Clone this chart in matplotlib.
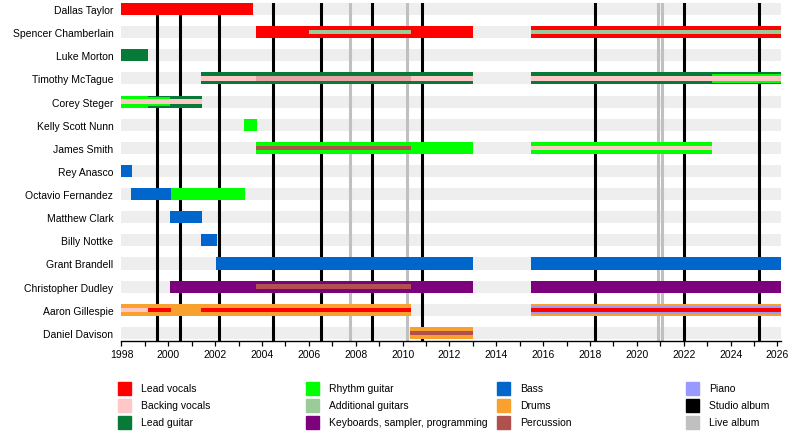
import matplotlib
matplotlib.use("Agg")
import matplotlib.pyplot as plt
from matplotlib.patches import Rectangle
from matplotlib.ticker import MultipleLocator

plt.rcParams['font.family'] = ['Liberation Sans', 'DejaVu Sans']

START = 1998.0
END = 2026.15

members = ["Dallas Taylor", "Spencer Chamberlain", "Luke Morton", "Timothy McTague",
           "Corey Steger", "Kelly Scott Nunn", "James Smith", "Rey Anasco",
           "Octavio Fernandez", "Matthew Clark", "Billy Nottke", "Grant Brandell",
           "Christopher Dudley", "Aaron Gillespie", "Daniel Davison"]

roles = ["Lead vocals", "Backing vocals", "Lead guitar", "Rhythm guitar",
         "Additional guitars", "Keyboards, sampler, programming", "Bass", "Drums",
         "Percussion", "Piano"]
role_colors = ["#FF0000", "#FFC8C8", "#087A38", "#00FF00", "#99CC99",
               "#7D007D", "#0066CC", "#F9A12E", "#B0504F", "#9999FF"]

# (member, role, start, end)
full_bars = [
    ("Dallas Taylor", "Lead vocals", 1998.0, 2003.61),
    ("Spencer Chamberlain", "Lead vocals", 2003.74, 2013.0),
    ("Spencer Chamberlain", "Lead vocals", 2015.5, END),
    ("Luke Morton", "Lead guitar", 1998.0, 1999.12),
    ("Timothy McTague", "Lead guitar", 2001.4, 2013.0),
    ("Timothy McTague", "Lead guitar", 2015.5, END),
    ("Corey Steger", "Rhythm guitar", 1998.0, 1999.12),
    ("Corey Steger", "Lead guitar", 1999.12, 2001.42),
    ("Kelly Scott Nunn", "Rhythm guitar", 2003.23, 2003.79),
    ("James Smith", "Rhythm guitar", 2003.74, 2013.0),
    ("James Smith", "Rhythm guitar", 2015.5, 2023.22),
    ("Rey Anasco", "Bass", 1998.0, 1998.45),
    ("Octavio Fernandez", "Bass", 1998.41, 2000.1),
    ("Octavio Fernandez", "Rhythm guitar", 2000.1, 2003.27),
    ("Matthew Clark", "Bass", 2000.07, 2001.42),
    ("Billy Nottke", "Bass", 2001.4, 2002.08),
    ("Grant Brandell", "Bass", 2002.03, 2013.0),
    ("Grant Brandell", "Bass", 2015.5, END),
    ("Christopher Dudley", "Keyboards, sampler, programming", 2000.07, 2013.0),
    ("Christopher Dudley", "Keyboards, sampler, programming", 2015.5, END),
    ("Aaron Gillespie", "Drums", 1998.0, 2010.34),
    ("Aaron Gillespie", "Drums", 2015.5, END),
    ("Daniel Davison", "Drums", 2010.32, 2013.0),
]

middle_bars = [
    ("Timothy McTague", "Rhythm guitar", 2023.2, END),
    ("Corey Steger", "Rhythm guitar", 1999.12, 2000.08),
    ("Aaron Gillespie", "Piano", 2015.5, END),
]

inner_bars = [
    ("Spencer Chamberlain", "Additional guitars", 2006.02, 2010.34),
    ("Spencer Chamberlain", "Additional guitars", 2015.5, END),
    ("Timothy McTague", "Backing vocals", 2001.4, 2013.0),
    ("Timothy McTague", "Backing vocals", 2015.5, END),
    ("Corey Steger", "Backing vocals", 1998.0, 2001.42),
    ("James Smith", "Percussion", 2003.74, 2010.34),
    ("James Smith", "Backing vocals", 2015.5, 2023.22),
    ("Christopher Dudley", "Percussion", 2003.74, 2010.34),
    ("Aaron Gillespie", "Backing vocals", 1998.0, 1999.12),
    ("Aaron Gillespie", "Lead vocals", 1999.12, 2000.1),
    ("Aaron Gillespie", "Lead vocals", 2001.38, 2010.34),
    ("Aaron Gillespie", "Lead vocals", 2015.5, END),
    ("Daniel Davison", "Percussion", 2010.32, 2013.0),
]

# shared stripe (drawn translucent over the backing-vocals stripe)
overlay_bars = [
    ("Timothy McTague", "Percussion", 2003.74, 2010.34),
]

studio_albums = [1999.50, 2000.50, 2002.18, 2004.46, 2006.51, 2008.68,
                 2010.83, 2018.23, 2022.03, 2025.23]
live_albums = [2007.76, 2010.20, 2020.88, 2021.08]

color_of = dict(zip(roles, role_colors))
row_of = {m: i for i, m in enumerate(members)}

fig = plt.figure(figsize=(8, 4.35), dpi=100)
ax = fig.add_axes([121 / 800, 1 - 342 / 435, 660 / 800, 338 / 435])

FULL_H, MID_H, IN_H = 0.52, 0.36, 0.19

# background bands
for m in members:
    ax.barh(row_of[m], END - START, left=START, height=FULL_H,
            color="#EEEEEE", zorder=1, linewidth=0)

for x in live_albums:
    ax.axvline(x, color="#C0C0C0", lw=2.2, zorder=2)
for x in studio_albums:
    ax.axvline(x, color="black", lw=2.2, zorder=2)

for layer, h, z, a in [(full_bars, FULL_H, 3, 1.0), (middle_bars, MID_H, 4, 1.0),
                       (inner_bars, IN_H, 5, 1.0), (overlay_bars, IN_H, 6, 0.3)]:
    for m, r, s, e in layer:
        ax.barh(row_of[m], e - s, left=s, height=h, color=color_of[r],
                zorder=z, linewidth=0, alpha=a)

ax.set_xlim(1997.98, END)
ax.set_ylim(14.35, -0.26)
ax.set_yticks(range(len(members)))
ax.set_yticklabels(members, fontsize=7.5)
ax.tick_params(axis='y', length=0, pad=5.5)
ax.xaxis.set_major_locator(MultipleLocator(2))
ax.xaxis.set_minor_locator(MultipleLocator(1))
ax.tick_params(axis='x', which='both', length=3.5, width=0.9, labelsize=7.5, pad=2)
for sp in ["left", "top", "right"]:
    ax.spines[sp].set_visible(False)
ax.spines["bottom"].set_linewidth(1.0)
ax.set_facecolor("white")

# legend
legend_items = roles + ["Studio album", "Live album"]
legend_colors = role_colors + ["black", "#C0C0C0"]
col_x = [118, 306, 497, 686]
row_y = [389, 406, 423]
for idx, (lab, col) in enumerate(zip(legend_items, legend_colors)):
    c, rr = divmod(idx, 3)
    x0 = col_x[c]
    yc = row_y[rr]
    fig.patches.append(Rectangle((x0 / 800, 1 - (yc + 6.5) / 435), 13 / 800, 13 / 435,
                                 transform=fig.transFigure, color=col))
    fig.text((x0 + 23) / 800, 1 - yc / 435, lab, fontsize=7.5,
             va="center", ha="left")

fig.savefig("out.png", dpi=100)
----------------
# What is being asked:
Repeat the data in full and exactly. Omit pictures.

# Output for this task:
Clone this chart in matplotlib.
import matplotlib
matplotlib.use("Agg")
import matplotlib.pyplot as plt
from matplotlib.patches import Rectangle
from matplotlib.ticker import MultipleLocator

plt.rcParams['font.family'] = ['Liberation Sans', 'DejaVu Sans']

START = 1998.0
END = 2026.15

members = ["Dallas Taylor", "Spencer Chamberlain", "Luke Morton", "Timothy McTague",
           "Corey Steger", "Kelly Scott Nunn", "James Smith", "Rey Anasco",
           "Octavio Fernandez", "Matthew Clark", "Billy Nottke", "Grant Brandell",
           "Christopher Dudley", "Aaron Gillespie", "Daniel Davison"]

roles = ["Lead vocals", "Backing vocals", "Lead guitar", "Rhythm guitar",
         "Additional guitars", "Keyboards, sampler, programming", "Bass", "Drums",
         "Percussion", "Piano"]
role_colors = ["#FF0000", "#FFC8C8", "#087A38", "#00FF00", "#99CC99",
               "#7D007D", "#0066CC", "#F9A12E", "#B0504F", "#9999FF"]

# (member, role, start, end)
full_bars = [
    ("Dallas Taylor", "Lead vocals", 1998.0, 2003.61),
    ("Spencer Chamberlain", "Lead vocals", 2003.74, 2013.0),
    ("Spencer Chamberlain", "Lead vocals", 2015.5, END),
    ("Luke Morton", "Lead guitar", 1998.0, 1999.12),
    ("Timothy McTague", "Lead guitar", 2001.4, 2013.0),
    ("Timothy McTague", "Lead guitar", 2015.5, END),
    ("Corey Steger", "Rhythm guitar", 1998.0, 1999.12),
    ("Corey Steger", "Lead guitar", 1999.12, 2001.42),
    ("Kelly Scott Nunn", "Rhythm guitar", 2003.23, 2003.79),
    ("James Smith", "Rhythm guitar", 2003.74, 2013.0),
    ("James Smith", "Rhythm guitar", 2015.5, 2023.22),
    ("Rey Anasco", "Bass", 1998.0, 1998.45),
    ("Octavio Fernandez", "Bass", 1998.41, 2000.1),
    ("Octavio Fernandez", "Rhythm guitar", 2000.1, 2003.27),
    ("Matthew Clark", "Bass", 2000.07, 2001.42),
    ("Billy Nottke", "Bass", 2001.4, 2002.08),
    ("Grant Brandell", "Bass", 2002.03, 2013.0),
    ("Grant Brandell", "Bass", 2015.5, END),
    ("Christopher Dudley", "Keyboards, sampler, programming", 2000.07, 2013.0),
    ("Christopher Dudley", "Keyboards, sampler, programming", 2015.5, END),
    ("Aaron Gillespie", "Drums", 1998.0, 2010.34),
    ("Aaron Gillespie", "Drums", 2015.5, END),
    ("Daniel Davison", "Drums", 2010.32, 2013.0),
]

middle_bars = [
    ("Timothy McTague", "Rhythm guitar", 2023.2, END),
    ("Corey Steger", "Rhythm guitar", 1999.12, 2000.08),
    ("Aaron Gillespie", "Piano", 2015.5, END),
]

inner_bars = [
    ("Spencer Chamberlain", "Additional guitars", 2006.02, 2010.34),
    ("Spencer Chamberlain", "Additional guitars", 2015.5, END),
    ("Timothy McTague", "Backing vocals", 2001.4, 2013.0),
    ("Timothy McTague", "Backing vocals", 2015.5, END),
    ("Corey Steger", "Backing vocals", 1998.0, 2001.42),
    ("James Smith", "Percussion", 2003.74, 2010.34),
    ("James Smith", "Backing vocals", 2015.5, 2023.22),
    ("Christopher Dudley", "Percussion", 2003.74, 2010.34),
    ("Aaron Gillespie", "Backing vocals", 1998.0, 1999.12),
    ("Aaron Gillespie", "Lead vocals", 1999.12, 2000.1),
    ("Aaron Gillespie", "Lead vocals", 2001.38, 2010.34),
    ("Aaron Gillespie", "Lead vocals", 2015.5, END),
    ("Daniel Davison", "Percussion", 2010.32, 2013.0),
]

# shared stripe (drawn translucent over the backing-vocals stripe)
overlay_bars = [
    ("Timothy McTague", "Percussion", 2003.74, 2010.34),
]

studio_albums = [1999.50, 2000.50, 2002.18, 2004.46, 2006.51, 2008.68,
                 2010.83, 2018.23, 2022.03, 2025.23]
live_albums = [2007.76, 2010.20, 2020.88, 2021.08]

color_of = dict(zip(roles, role_colors))
row_of = {m: i for i, m in enumerate(members)}

fig = plt.figure(figsize=(8, 4.35), dpi=100)
ax = fig.add_axes([121 / 800, 1 - 342 / 435, 660 / 800, 338 / 435])

FULL_H, MID_H, IN_H = 0.52, 0.36, 0.19

# background bands
for m in members:
    ax.barh(row_of[m], END - START, left=START, height=FULL_H,
            color="#EEEEEE", zorder=1, linewidth=0)

for x in live_albums:
    ax.axvline(x, color="#C0C0C0", lw=2.2, zorder=2)
for x in studio_albums:
    ax.axvline(x, color="black", lw=2.2, zorder=2)

for layer, h, z, a in [(full_bars, FULL_H, 3, 1.0), (middle_bars, MID_H, 4, 1.0),
                       (inner_bars, IN_H, 5, 1.0), (overlay_bars, IN_H, 6, 0.3)]:
    for m, r, s, e in layer:
        ax.barh(row_of[m], e - s, left=s, height=h, color=color_of[r],
                zorder=z, linewidth=0, alpha=a)

ax.set_xlim(1997.98, END)
ax.set_ylim(14.35, -0.26)
ax.set_yticks(range(len(members)))
ax.set_yticklabels(members, fontsize=7.5)
ax.tick_params(axis='y', length=0, pad=5.5)
ax.xaxis.set_major_locator(MultipleLocator(2))
ax.xaxis.set_minor_locator(MultipleLocator(1))
ax.tick_params(axis='x', which='both', length=3.5, width=0.9, labelsize=7.5, pad=2)
for sp in ["left", "top", "right"]:
    ax.spines[sp].set_visible(False)
ax.spines["bottom"].set_linewidth(1.0)
ax.set_facecolor("white")

# legend
legend_items = roles + ["Studio album", "Live album"]
legend_colors = role_colors + ["black", "#C0C0C0"]
col_x = [118, 306, 497, 686]
row_y = [389, 406, 423]
for idx, (lab, col) in enumerate(zip(legend_items, legend_colors)):
    c, rr = divmod(idx, 3)
    x0 = col_x[c]
    yc = row_y[rr]
    fig.patches.append(Rectangle((x0 / 800, 1 - (yc + 6.5) / 435), 13 / 800, 13 / 435,
                                 transform=fig.transFigure, color=col))
    fig.text((x0 + 23) / 800, 1 - yc / 435, lab, fontsize=7.5,
             va="center", ha="left")

fig.savefig("out.png", dpi=100)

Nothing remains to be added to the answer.